● Instructions to follow:
Please write the listing below out again exactly, leaving every picture behind.

● Records supplied:

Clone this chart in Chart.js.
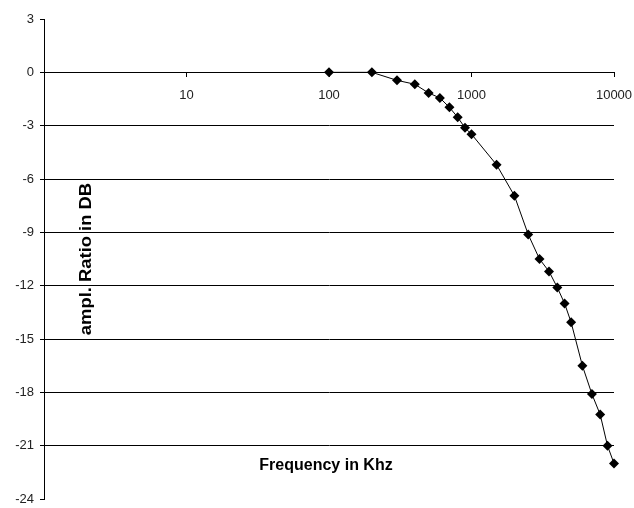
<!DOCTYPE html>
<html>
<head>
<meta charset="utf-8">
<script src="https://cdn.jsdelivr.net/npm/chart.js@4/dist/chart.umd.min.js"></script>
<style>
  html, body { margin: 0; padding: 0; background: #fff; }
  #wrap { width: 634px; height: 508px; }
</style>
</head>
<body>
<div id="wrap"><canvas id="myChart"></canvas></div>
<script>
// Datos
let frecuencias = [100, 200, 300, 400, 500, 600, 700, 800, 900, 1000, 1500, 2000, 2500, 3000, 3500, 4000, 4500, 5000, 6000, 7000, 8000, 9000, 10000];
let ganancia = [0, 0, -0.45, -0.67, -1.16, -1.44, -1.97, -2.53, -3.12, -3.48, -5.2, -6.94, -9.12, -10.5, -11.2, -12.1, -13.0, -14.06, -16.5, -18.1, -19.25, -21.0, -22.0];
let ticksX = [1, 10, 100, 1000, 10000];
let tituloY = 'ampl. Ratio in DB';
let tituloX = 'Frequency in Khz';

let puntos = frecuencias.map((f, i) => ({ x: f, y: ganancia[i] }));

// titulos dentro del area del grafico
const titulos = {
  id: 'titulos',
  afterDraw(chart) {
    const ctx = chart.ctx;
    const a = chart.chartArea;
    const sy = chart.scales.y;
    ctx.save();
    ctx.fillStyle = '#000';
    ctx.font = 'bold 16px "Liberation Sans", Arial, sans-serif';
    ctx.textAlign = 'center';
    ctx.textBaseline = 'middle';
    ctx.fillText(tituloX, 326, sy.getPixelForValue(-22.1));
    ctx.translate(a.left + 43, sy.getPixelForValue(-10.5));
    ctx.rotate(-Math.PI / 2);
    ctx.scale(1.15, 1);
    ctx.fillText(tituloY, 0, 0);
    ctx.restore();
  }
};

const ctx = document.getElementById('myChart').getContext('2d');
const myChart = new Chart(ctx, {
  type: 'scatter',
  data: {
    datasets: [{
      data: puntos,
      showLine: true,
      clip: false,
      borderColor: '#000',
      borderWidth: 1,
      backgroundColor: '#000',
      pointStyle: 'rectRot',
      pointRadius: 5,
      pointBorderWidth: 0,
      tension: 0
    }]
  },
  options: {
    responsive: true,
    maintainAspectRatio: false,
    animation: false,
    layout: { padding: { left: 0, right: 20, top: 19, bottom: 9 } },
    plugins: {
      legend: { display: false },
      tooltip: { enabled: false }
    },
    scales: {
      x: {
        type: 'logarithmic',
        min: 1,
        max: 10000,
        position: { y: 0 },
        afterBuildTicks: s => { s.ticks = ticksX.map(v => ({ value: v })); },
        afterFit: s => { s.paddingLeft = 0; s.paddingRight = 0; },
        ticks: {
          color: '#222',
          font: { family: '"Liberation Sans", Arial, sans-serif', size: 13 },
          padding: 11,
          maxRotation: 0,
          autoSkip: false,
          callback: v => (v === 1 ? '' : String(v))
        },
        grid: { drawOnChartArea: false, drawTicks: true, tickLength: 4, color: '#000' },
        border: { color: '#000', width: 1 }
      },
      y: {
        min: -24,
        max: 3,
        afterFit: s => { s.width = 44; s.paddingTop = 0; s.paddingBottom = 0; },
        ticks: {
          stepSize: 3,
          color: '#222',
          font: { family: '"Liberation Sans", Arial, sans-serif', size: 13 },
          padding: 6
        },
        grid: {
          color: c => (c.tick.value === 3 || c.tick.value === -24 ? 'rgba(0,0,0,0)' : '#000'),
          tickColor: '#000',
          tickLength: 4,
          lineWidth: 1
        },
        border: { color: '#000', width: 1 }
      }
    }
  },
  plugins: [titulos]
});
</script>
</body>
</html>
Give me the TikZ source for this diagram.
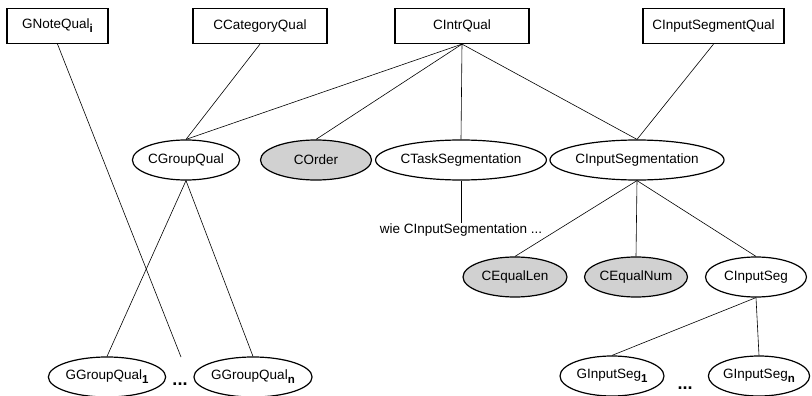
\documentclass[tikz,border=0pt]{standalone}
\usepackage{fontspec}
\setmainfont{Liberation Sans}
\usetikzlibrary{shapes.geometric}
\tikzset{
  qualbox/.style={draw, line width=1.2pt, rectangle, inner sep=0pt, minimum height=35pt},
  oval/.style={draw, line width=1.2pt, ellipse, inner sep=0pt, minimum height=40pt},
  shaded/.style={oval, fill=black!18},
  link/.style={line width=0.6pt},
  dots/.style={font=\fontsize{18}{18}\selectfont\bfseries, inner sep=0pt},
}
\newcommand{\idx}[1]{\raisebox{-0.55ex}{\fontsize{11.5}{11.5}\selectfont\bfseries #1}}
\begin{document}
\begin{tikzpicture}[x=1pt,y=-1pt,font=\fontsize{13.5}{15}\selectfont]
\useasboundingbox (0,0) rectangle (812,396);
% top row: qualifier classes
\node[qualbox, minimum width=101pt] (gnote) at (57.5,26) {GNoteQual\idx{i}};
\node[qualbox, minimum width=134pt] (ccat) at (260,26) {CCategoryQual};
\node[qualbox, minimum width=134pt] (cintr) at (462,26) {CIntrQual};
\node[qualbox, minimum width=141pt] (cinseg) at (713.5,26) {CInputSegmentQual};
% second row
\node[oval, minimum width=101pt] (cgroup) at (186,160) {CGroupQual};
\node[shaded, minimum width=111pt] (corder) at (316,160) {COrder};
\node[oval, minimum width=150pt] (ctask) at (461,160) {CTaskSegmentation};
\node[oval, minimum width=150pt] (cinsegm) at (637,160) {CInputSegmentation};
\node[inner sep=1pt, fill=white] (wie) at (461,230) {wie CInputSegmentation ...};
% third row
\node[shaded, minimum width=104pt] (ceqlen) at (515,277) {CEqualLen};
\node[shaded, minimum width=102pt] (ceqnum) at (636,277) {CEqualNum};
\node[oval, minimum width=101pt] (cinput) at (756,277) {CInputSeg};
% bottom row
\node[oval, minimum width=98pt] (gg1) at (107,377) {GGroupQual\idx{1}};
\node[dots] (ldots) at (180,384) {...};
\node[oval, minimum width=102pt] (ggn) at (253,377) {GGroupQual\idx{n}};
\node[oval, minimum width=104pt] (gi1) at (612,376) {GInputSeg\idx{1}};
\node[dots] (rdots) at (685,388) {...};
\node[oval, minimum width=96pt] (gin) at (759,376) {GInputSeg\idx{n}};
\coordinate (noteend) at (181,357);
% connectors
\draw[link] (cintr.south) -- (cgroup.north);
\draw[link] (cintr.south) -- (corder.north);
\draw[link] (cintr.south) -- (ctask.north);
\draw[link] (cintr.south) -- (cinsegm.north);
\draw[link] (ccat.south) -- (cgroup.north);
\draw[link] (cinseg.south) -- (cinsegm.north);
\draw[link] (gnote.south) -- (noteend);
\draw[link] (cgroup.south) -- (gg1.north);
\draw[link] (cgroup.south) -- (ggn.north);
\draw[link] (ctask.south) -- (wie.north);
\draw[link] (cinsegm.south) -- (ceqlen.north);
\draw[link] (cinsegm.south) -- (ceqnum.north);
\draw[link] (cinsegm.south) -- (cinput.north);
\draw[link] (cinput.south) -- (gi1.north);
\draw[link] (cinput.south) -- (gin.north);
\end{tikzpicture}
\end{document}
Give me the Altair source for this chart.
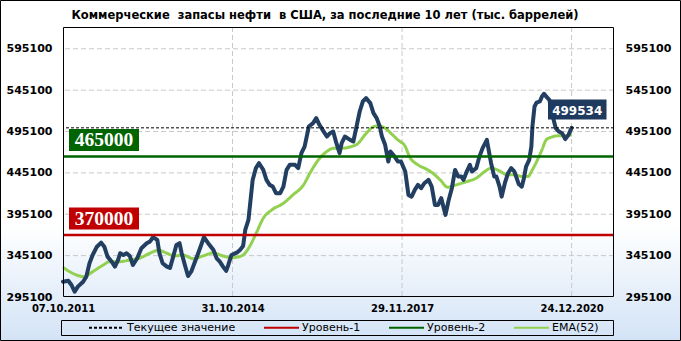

● Result for this exercise:
Clone this chart in Chart.js.
<!DOCTYPE html>
<html>
<head>
<meta charset="utf-8">
<script src="https://cdn.jsdelivr.net/npm/chart.js@4/dist/chart.umd.min.js"></script>
<style>
  html, body { margin: 0; padding: 0; background: #fff; }
  #wrap { width: 634px; height: 508px; }
</style>
</head>
<body>
<div id="wrap"><canvas id="myChart"></canvas></div>
<script>
// Datos
let frecuencias = [100, 200, 300, 400, 500, 600, 700, 800, 900, 1000, 1500, 2000, 2500, 3000, 3500, 4000, 4500, 5000, 6000, 7000, 8000, 9000, 10000];
let ganancia = [0, 0, -0.45, -0.67, -1.16, -1.44, -1.97, -2.53, -3.12, -3.48, -5.2, -6.94, -9.12, -10.5, -11.2, -12.1, -13.0, -14.06, -16.5, -18.1, -19.25, -21.0, -22.0];
let ticksX = [1, 10, 100, 1000, 10000];
let tituloY = 'ampl. Ratio in DB';
let tituloX = 'Frequency in Khz';

let puntos = frecuencias.map((f, i) => ({ x: f, y: ganancia[i] }));

// titulos dentro del area del grafico
const titulos = {
  id: 'titulos',
  afterDraw(chart) {
    const ctx = chart.ctx;
    const a = chart.chartArea;
    const sy = chart.scales.y;
    ctx.save();
    ctx.fillStyle = '#000';
    ctx.font = 'bold 16px "Liberation Sans", Arial, sans-serif';
    ctx.textAlign = 'center';
    ctx.textBaseline = 'middle';
    ctx.fillText(tituloX, 326, sy.getPixelForValue(-22.1));
    ctx.translate(a.left + 43, sy.getPixelForValue(-10.5));
    ctx.rotate(-Math.PI / 2);
    ctx.scale(1.15, 1);
    ctx.fillText(tituloY, 0, 0);
    ctx.restore();
  }
};

const ctx = document.getElementById('myChart').getContext('2d');
const myChart = new Chart(ctx, {
  type: 'scatter',
  data: {
    datasets: [{
      data: puntos,
      showLine: true,
      clip: false,
      borderColor: '#000',
      borderWidth: 1,
      backgroundColor: '#000',
      pointStyle: 'rectRot',
      pointRadius: 5,
      pointBorderWidth: 0,
      tension: 0
    }]
  },
  options: {
    responsive: true,
    maintainAspectRatio: false,
    animation: false,
    layout: { padding: { left: 0, right: 20, top: 19, bottom: 9 } },
    plugins: {
      legend: { display: false },
      tooltip: { enabled: false }
    },
    scales: {
      x: {
        type: 'logarithmic',
        min: 1,
        max: 10000,
        position: { y: 0 },
        afterBuildTicks: s => { s.ticks = ticksX.map(v => ({ value: v })); },
        afterFit: s => { s.paddingLeft = 0; s.paddingRight = 0; },
        ticks: {
          color: '#222',
          font: { family: '"Liberation Sans", Arial, sans-serif', size: 13 },
          padding: 11,
          maxRotation: 0,
          autoSkip: false,
          callback: v => (v === 1 ? '' : String(v))
        },
        grid: { drawOnChartArea: false, drawTicks: true, tickLength: 4, color: '#000' },
        border: { color: '#000', width: 1 }
      },
      y: {
        min: -24,
        max: 3,
        afterFit: s => { s.width = 44; s.paddingTop = 0; s.paddingBottom = 0; },
        ticks: {
          stepSize: 3,
          color: '#222',
          font: { family: '"Liberation Sans", Arial, sans-serif', size: 13 },
          padding: 6
        },
        grid: {
          color: c => (c.tick.value === 3 || c.tick.value === -24 ? 'rgba(0,0,0,0)' : '#000'),
          tickColor: '#000',
          tickLength: 4,
          lineWidth: 1
        },
        border: { color: '#000', width: 1 }
      }
    }
  },
  plugins: [titulos]
});
</script>
</body>
</html>
Give me the TikZ source for this diagram.
\documentclass[tikz,border=0pt]{standalone}
\usepackage{fontspec}
\setmainfont{Liberation Sans}
\usetikzlibrary{shapes.geometric}
\tikzset{
  qualbox/.style={draw, line width=1.2pt, rectangle, inner sep=0pt, minimum height=35pt},
  oval/.style={draw, line width=1.2pt, ellipse, inner sep=0pt, minimum height=40pt},
  shaded/.style={oval, fill=black!18},
  link/.style={line width=0.6pt},
  dots/.style={font=\fontsize{18}{18}\selectfont\bfseries, inner sep=0pt},
}
\newcommand{\idx}[1]{\raisebox{-0.55ex}{\fontsize{11.5}{11.5}\selectfont\bfseries #1}}
\begin{document}
\begin{tikzpicture}[x=1pt,y=-1pt,font=\fontsize{13.5}{15}\selectfont]
\useasboundingbox (0,0) rectangle (812,396);
% top row: qualifier classes
\node[qualbox, minimum width=101pt] (gnote) at (57.5,26) {GNoteQual\idx{i}};
\node[qualbox, minimum width=134pt] (ccat) at (260,26) {CCategoryQual};
\node[qualbox, minimum width=134pt] (cintr) at (462,26) {CIntrQual};
\node[qualbox, minimum width=141pt] (cinseg) at (713.5,26) {CInputSegmentQual};
% second row
\node[oval, minimum width=101pt] (cgroup) at (186,160) {CGroupQual};
\node[shaded, minimum width=111pt] (corder) at (316,160) {COrder};
\node[oval, minimum width=150pt] (ctask) at (461,160) {CTaskSegmentation};
\node[oval, minimum width=150pt] (cinsegm) at (637,160) {CInputSegmentation};
\node[inner sep=1pt, fill=white] (wie) at (461,230) {wie CInputSegmentation ...};
% third row
\node[shaded, minimum width=104pt] (ceqlen) at (515,277) {CEqualLen};
\node[shaded, minimum width=102pt] (ceqnum) at (636,277) {CEqualNum};
\node[oval, minimum width=101pt] (cinput) at (756,277) {CInputSeg};
% bottom row
\node[oval, minimum width=98pt] (gg1) at (107,377) {GGroupQual\idx{1}};
\node[dots] (ldots) at (180,384) {...};
\node[oval, minimum width=102pt] (ggn) at (253,377) {GGroupQual\idx{n}};
\node[oval, minimum width=104pt] (gi1) at (612,376) {GInputSeg\idx{1}};
\node[dots] (rdots) at (685,388) {...};
\node[oval, minimum width=96pt] (gin) at (759,376) {GInputSeg\idx{n}};
\coordinate (noteend) at (181,357);
% connectors
\draw[link] (cintr.south) -- (cgroup.north);
\draw[link] (cintr.south) -- (corder.north);
\draw[link] (cintr.south) -- (ctask.north);
\draw[link] (cintr.south) -- (cinsegm.north);
\draw[link] (ccat.south) -- (cgroup.north);
\draw[link] (cinseg.south) -- (cinsegm.north);
\draw[link] (gnote.south) -- (noteend);
\draw[link] (cgroup.south) -- (gg1.north);
\draw[link] (cgroup.south) -- (ggn.north);
\draw[link] (ctask.south) -- (wie.north);
\draw[link] (cinsegm.south) -- (ceqlen.north);
\draw[link] (cinsegm.south) -- (ceqnum.north);
\draw[link] (cinsegm.south) -- (cinput.north);
\draw[link] (cinput.south) -- (gi1.north);
\draw[link] (cinput.south) -- (gin.north);
\end{tikzpicture}
\end{document}
Give me the Altair source for this chart.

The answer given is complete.